Given information:
• • •

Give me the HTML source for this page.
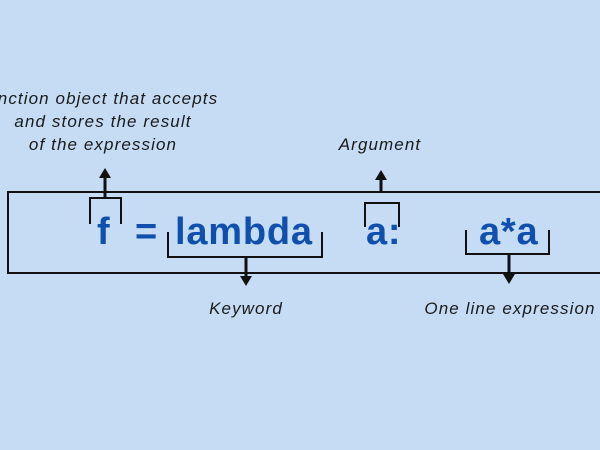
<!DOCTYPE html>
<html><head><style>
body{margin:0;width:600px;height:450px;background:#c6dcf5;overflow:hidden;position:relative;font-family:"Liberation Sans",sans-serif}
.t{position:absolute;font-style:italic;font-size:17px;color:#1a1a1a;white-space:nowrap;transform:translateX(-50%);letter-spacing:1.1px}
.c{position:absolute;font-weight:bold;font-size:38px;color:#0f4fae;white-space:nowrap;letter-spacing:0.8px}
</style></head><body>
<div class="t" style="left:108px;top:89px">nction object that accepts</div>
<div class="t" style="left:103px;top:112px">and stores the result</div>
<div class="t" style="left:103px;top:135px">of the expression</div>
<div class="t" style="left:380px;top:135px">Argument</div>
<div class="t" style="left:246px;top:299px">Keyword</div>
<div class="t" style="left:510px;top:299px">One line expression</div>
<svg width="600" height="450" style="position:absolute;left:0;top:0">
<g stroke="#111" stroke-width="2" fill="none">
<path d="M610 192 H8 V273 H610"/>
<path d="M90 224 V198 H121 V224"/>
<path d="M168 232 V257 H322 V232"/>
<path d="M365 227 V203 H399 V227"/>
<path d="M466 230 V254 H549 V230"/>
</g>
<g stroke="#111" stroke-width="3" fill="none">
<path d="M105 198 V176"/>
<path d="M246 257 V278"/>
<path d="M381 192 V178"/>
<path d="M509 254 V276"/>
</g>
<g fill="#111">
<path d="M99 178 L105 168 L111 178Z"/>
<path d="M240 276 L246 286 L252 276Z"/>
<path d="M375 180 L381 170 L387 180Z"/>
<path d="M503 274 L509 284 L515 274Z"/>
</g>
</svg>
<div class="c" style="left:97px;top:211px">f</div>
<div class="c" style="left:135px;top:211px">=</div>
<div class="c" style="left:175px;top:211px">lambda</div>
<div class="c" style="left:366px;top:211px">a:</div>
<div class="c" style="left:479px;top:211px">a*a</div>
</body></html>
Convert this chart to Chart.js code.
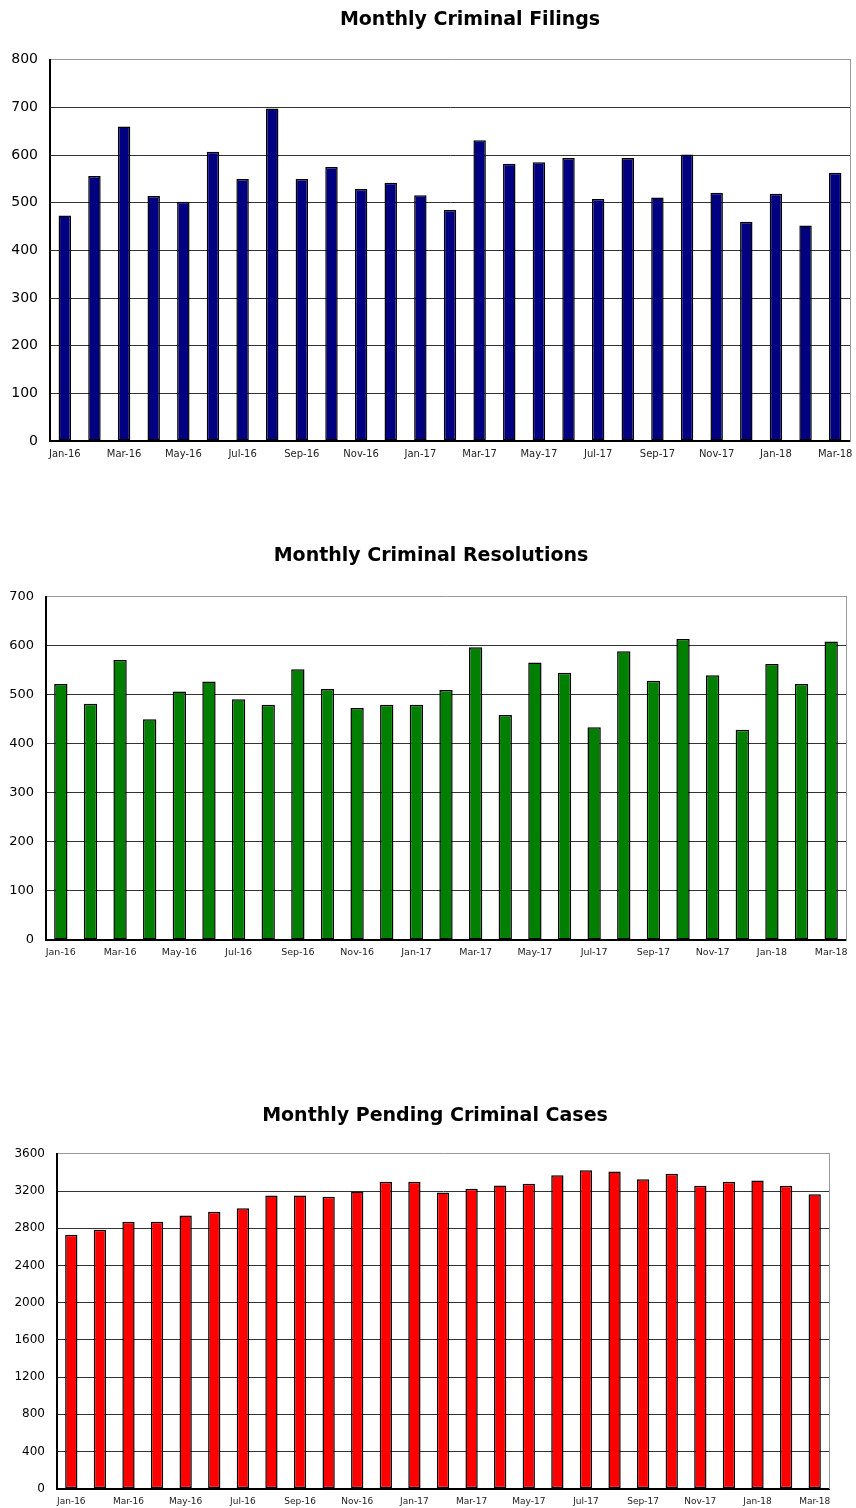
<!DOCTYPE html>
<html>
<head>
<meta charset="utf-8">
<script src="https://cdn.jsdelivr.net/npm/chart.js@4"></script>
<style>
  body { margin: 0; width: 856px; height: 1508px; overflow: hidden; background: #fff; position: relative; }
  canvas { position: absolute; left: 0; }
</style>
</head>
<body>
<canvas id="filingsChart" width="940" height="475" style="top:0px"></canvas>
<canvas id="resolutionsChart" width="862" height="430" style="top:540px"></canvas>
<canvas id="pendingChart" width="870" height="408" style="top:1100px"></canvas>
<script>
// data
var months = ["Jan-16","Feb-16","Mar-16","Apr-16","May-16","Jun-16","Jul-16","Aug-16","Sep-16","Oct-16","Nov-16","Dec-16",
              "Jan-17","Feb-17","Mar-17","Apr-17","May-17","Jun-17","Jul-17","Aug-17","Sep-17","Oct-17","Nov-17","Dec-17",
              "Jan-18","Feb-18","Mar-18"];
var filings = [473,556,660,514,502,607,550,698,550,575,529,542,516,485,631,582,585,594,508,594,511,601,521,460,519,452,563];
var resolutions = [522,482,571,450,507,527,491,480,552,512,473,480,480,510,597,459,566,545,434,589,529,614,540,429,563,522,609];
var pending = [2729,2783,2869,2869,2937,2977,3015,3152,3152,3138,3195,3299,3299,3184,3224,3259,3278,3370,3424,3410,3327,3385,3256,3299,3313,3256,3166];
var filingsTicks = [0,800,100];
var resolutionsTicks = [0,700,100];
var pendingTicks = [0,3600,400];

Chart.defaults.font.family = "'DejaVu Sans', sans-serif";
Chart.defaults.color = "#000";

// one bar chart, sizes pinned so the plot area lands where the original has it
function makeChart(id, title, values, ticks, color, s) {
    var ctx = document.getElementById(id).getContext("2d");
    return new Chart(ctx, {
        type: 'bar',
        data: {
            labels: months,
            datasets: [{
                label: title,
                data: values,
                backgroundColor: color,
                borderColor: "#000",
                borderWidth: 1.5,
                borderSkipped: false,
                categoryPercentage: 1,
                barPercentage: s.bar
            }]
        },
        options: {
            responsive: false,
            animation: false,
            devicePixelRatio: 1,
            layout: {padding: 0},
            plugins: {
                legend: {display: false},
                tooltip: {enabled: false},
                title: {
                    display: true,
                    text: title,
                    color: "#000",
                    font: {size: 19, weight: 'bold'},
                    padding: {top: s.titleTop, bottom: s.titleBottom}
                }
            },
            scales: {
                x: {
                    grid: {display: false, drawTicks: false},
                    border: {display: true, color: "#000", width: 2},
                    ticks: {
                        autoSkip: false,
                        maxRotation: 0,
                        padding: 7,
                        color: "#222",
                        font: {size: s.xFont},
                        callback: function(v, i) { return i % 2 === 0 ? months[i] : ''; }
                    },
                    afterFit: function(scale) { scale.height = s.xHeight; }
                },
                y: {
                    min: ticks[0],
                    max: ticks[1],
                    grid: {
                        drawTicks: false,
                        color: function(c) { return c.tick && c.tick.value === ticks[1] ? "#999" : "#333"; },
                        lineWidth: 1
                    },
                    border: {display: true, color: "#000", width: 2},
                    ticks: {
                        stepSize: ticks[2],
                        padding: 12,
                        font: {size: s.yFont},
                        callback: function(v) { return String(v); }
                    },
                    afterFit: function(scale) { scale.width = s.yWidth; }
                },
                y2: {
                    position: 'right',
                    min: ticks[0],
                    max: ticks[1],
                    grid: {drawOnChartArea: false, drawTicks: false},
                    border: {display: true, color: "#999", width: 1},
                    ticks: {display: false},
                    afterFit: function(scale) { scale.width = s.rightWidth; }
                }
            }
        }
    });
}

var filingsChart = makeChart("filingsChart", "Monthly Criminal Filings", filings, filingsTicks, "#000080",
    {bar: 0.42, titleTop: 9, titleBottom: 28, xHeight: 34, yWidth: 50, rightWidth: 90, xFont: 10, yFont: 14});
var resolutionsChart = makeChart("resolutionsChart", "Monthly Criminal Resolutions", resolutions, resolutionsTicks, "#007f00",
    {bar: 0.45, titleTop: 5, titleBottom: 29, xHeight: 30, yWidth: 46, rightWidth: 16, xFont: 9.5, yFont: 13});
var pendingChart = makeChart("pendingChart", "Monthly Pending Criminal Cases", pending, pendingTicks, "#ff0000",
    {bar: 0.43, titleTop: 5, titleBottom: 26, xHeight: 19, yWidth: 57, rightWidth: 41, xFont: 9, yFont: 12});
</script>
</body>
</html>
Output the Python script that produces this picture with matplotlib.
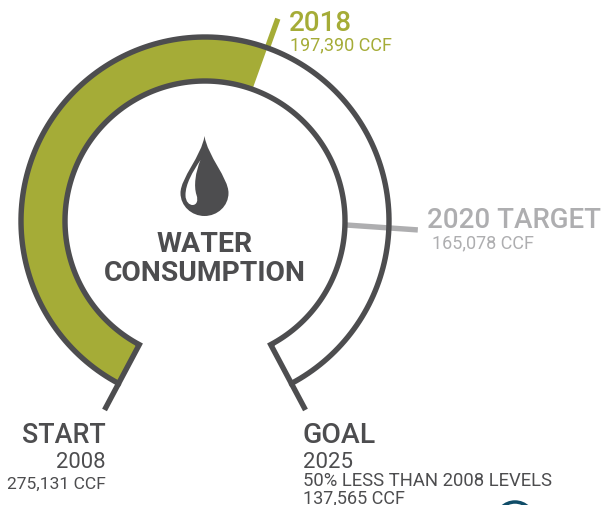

• • •

Request:
Reproduce each record from above exactly; pictures do not belong in the copy.

Exercise response:
Give me the HTML source for this page.
<!DOCTYPE html>
<html><head><style>
body{margin:0;width:600px;height:450px;background:#c6dcf5;overflow:hidden;position:relative;font-family:"Liberation Sans",sans-serif}
.t{position:absolute;font-style:italic;font-size:17px;color:#1a1a1a;white-space:nowrap;transform:translateX(-50%);letter-spacing:1.1px}
.c{position:absolute;font-weight:bold;font-size:38px;color:#0f4fae;white-space:nowrap;letter-spacing:0.8px}
</style></head><body>
<div class="t" style="left:108px;top:89px">nction object that accepts</div>
<div class="t" style="left:103px;top:112px">and stores the result</div>
<div class="t" style="left:103px;top:135px">of the expression</div>
<div class="t" style="left:380px;top:135px">Argument</div>
<div class="t" style="left:246px;top:299px">Keyword</div>
<div class="t" style="left:510px;top:299px">One line expression</div>
<svg width="600" height="450" style="position:absolute;left:0;top:0">
<g stroke="#111" stroke-width="2" fill="none">
<path d="M610 192 H8 V273 H610"/>
<path d="M90 224 V198 H121 V224"/>
<path d="M168 232 V257 H322 V232"/>
<path d="M365 227 V203 H399 V227"/>
<path d="M466 230 V254 H549 V230"/>
</g>
<g stroke="#111" stroke-width="3" fill="none">
<path d="M105 198 V176"/>
<path d="M246 257 V278"/>
<path d="M381 192 V178"/>
<path d="M509 254 V276"/>
</g>
<g fill="#111">
<path d="M99 178 L105 168 L111 178Z"/>
<path d="M240 276 L246 286 L252 276Z"/>
<path d="M375 180 L381 170 L387 180Z"/>
<path d="M503 274 L509 284 L515 274Z"/>
</g>
</svg>
<div class="c" style="left:97px;top:211px">f</div>
<div class="c" style="left:135px;top:211px">=</div>
<div class="c" style="left:175px;top:211px">lambda</div>
<div class="c" style="left:366px;top:211px">a:</div>
<div class="c" style="left:479px;top:211px">a*a</div>
</body></html>
Convert this chart to Chart.js code.
<!DOCTYPE html>
<html>
<head>
<meta charset="utf-8">
<script src="https://cdn.jsdelivr.net/npm/chart.js@4"></script>
<style>
  body { margin: 0; width: 856px; height: 1508px; overflow: hidden; background: #fff; position: relative; }
  canvas { position: absolute; left: 0; }
</style>
</head>
<body>
<canvas id="filingsChart" width="940" height="475" style="top:0px"></canvas>
<canvas id="resolutionsChart" width="862" height="430" style="top:540px"></canvas>
<canvas id="pendingChart" width="870" height="408" style="top:1100px"></canvas>
<script>
// data
var months = ["Jan-16","Feb-16","Mar-16","Apr-16","May-16","Jun-16","Jul-16","Aug-16","Sep-16","Oct-16","Nov-16","Dec-16",
              "Jan-17","Feb-17","Mar-17","Apr-17","May-17","Jun-17","Jul-17","Aug-17","Sep-17","Oct-17","Nov-17","Dec-17",
              "Jan-18","Feb-18","Mar-18"];
var filings = [473,556,660,514,502,607,550,698,550,575,529,542,516,485,631,582,585,594,508,594,511,601,521,460,519,452,563];
var resolutions = [522,482,571,450,507,527,491,480,552,512,473,480,480,510,597,459,566,545,434,589,529,614,540,429,563,522,609];
var pending = [2729,2783,2869,2869,2937,2977,3015,3152,3152,3138,3195,3299,3299,3184,3224,3259,3278,3370,3424,3410,3327,3385,3256,3299,3313,3256,3166];
var filingsTicks = [0,800,100];
var resolutionsTicks = [0,700,100];
var pendingTicks = [0,3600,400];

Chart.defaults.font.family = "'DejaVu Sans', sans-serif";
Chart.defaults.color = "#000";

// one bar chart, sizes pinned so the plot area lands where the original has it
function makeChart(id, title, values, ticks, color, s) {
    var ctx = document.getElementById(id).getContext("2d");
    return new Chart(ctx, {
        type: 'bar',
        data: {
            labels: months,
            datasets: [{
                label: title,
                data: values,
                backgroundColor: color,
                borderColor: "#000",
                borderWidth: 1.5,
                borderSkipped: false,
                categoryPercentage: 1,
                barPercentage: s.bar
            }]
        },
        options: {
            responsive: false,
            animation: false,
            devicePixelRatio: 1,
            layout: {padding: 0},
            plugins: {
                legend: {display: false},
                tooltip: {enabled: false},
                title: {
                    display: true,
                    text: title,
                    color: "#000",
                    font: {size: 19, weight: 'bold'},
                    padding: {top: s.titleTop, bottom: s.titleBottom}
                }
            },
            scales: {
                x: {
                    grid: {display: false, drawTicks: false},
                    border: {display: true, color: "#000", width: 2},
                    ticks: {
                        autoSkip: false,
                        maxRotation: 0,
                        padding: 7,
                        color: "#222",
                        font: {size: s.xFont},
                        callback: function(v, i) { return i % 2 === 0 ? months[i] : ''; }
                    },
                    afterFit: function(scale) { scale.height = s.xHeight; }
                },
                y: {
                    min: ticks[0],
                    max: ticks[1],
                    grid: {
                        drawTicks: false,
                        color: function(c) { return c.tick && c.tick.value === ticks[1] ? "#999" : "#333"; },
                        lineWidth: 1
                    },
                    border: {display: true, color: "#000", width: 2},
                    ticks: {
                        stepSize: ticks[2],
                        padding: 12,
                        font: {size: s.yFont},
                        callback: function(v) { return String(v); }
                    },
                    afterFit: function(scale) { scale.width = s.yWidth; }
                },
                y2: {
                    position: 'right',
                    min: ticks[0],
                    max: ticks[1],
                    grid: {drawOnChartArea: false, drawTicks: false},
                    border: {display: true, color: "#999", width: 1},
                    ticks: {display: false},
                    afterFit: function(scale) { scale.width = s.rightWidth; }
                }
            }
        }
    });
}

var filingsChart = makeChart("filingsChart", "Monthly Criminal Filings", filings, filingsTicks, "#000080",
    {bar: 0.42, titleTop: 9, titleBottom: 28, xHeight: 34, yWidth: 50, rightWidth: 90, xFont: 10, yFont: 14});
var resolutionsChart = makeChart("resolutionsChart", "Monthly Criminal Resolutions", resolutions, resolutionsTicks, "#007f00",
    {bar: 0.45, titleTop: 5, titleBottom: 29, xHeight: 30, yWidth: 46, rightWidth: 16, xFont: 9.5, yFont: 13});
var pendingChart = makeChart("pendingChart", "Monthly Pending Criminal Cases", pending, pendingTicks, "#ff0000",
    {bar: 0.43, titleTop: 5, titleBottom: 26, xHeight: 19, yWidth: 57, rightWidth: 41, xFont: 9, yFont: 12});
</script>
</body>
</html>
Output the Python script that produces this picture with matplotlib.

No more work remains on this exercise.